I'm new to the target game, but I noticed you mentioned Gold-Tip x-cutters, what I bought this year. I'm shooting a vectrix 30.5" at 66 lbs with 2.3" AAE's on the back of them, 100gr points. I've got you on draw length a bit, but I've had no problems with getting them to spine and group great out to 50 yards. 
I used the same arrows (with 4" feathers) on Vegas face this year out of a Conquest 4 at 65#, not producing as much energy as the Hoyt and still had no trouble with spine. 

I have some Fatboys now too, Gold-Tips were considerably cheaper and are 25/64 diameter... If you shoot anything like I do, they'll gain you a few points.


----------



## killsumptin (Oct 6, 2006)

How about the Beman 9.3s? Same arrow as a Fatboy, only .005" straightness instead of .002". Uses Fatboy components and only cost $67 per dozen.

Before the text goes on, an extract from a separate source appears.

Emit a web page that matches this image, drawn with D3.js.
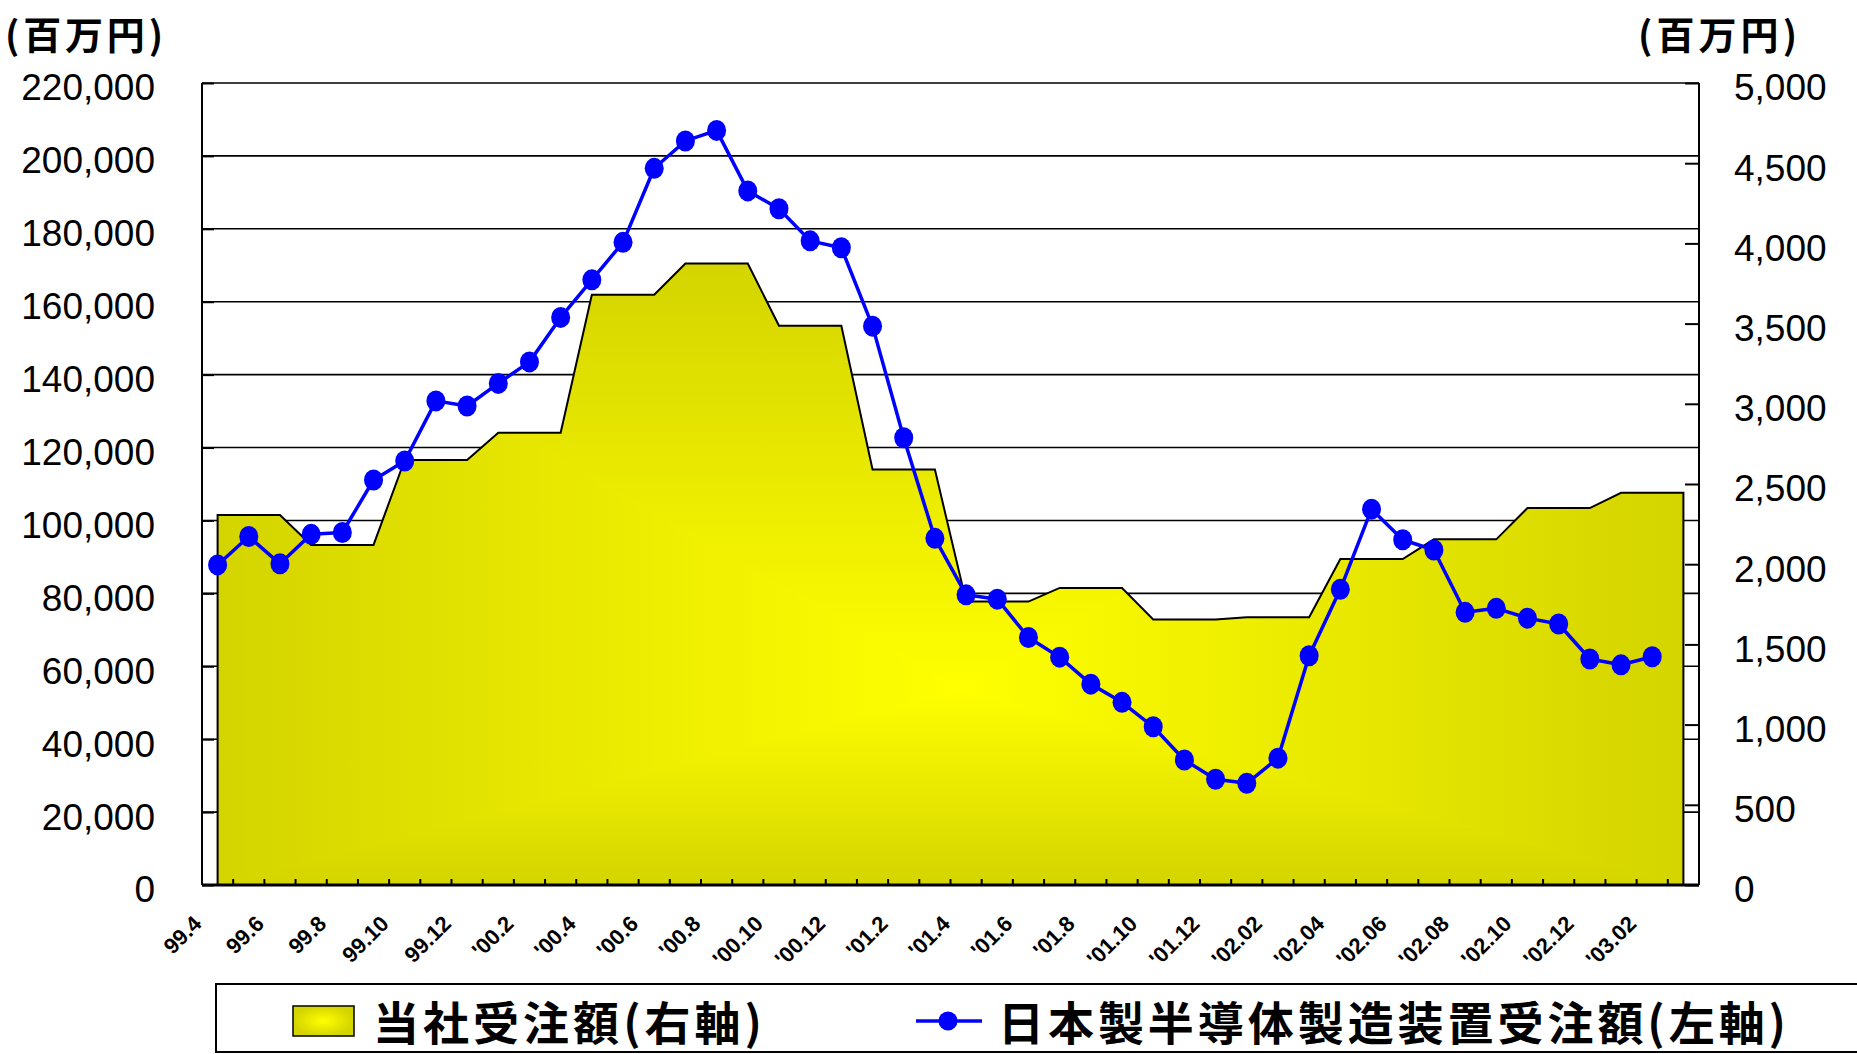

I shoot Fatboys and 9.3s and can't tell the difference.


----------



## hutchies (Jun 8, 2005)

X cutters


----------



## Justin17 (May 4, 2006)

For your setup I'd say Carbon Express Line Jammer-SS.


----------



## jwolfe78 (Mar 10, 2006)

GT X-cutters....


----------



## archery3d247 (Mar 8, 2008)

go with the GT 22's i shoot them with 125 up front at 28" and they will flat group. I use to shoot the x-cutters but did not like the way they would group.........




Mathews
Drenalin
70 lbs at 27"
22's at 351 grains


----------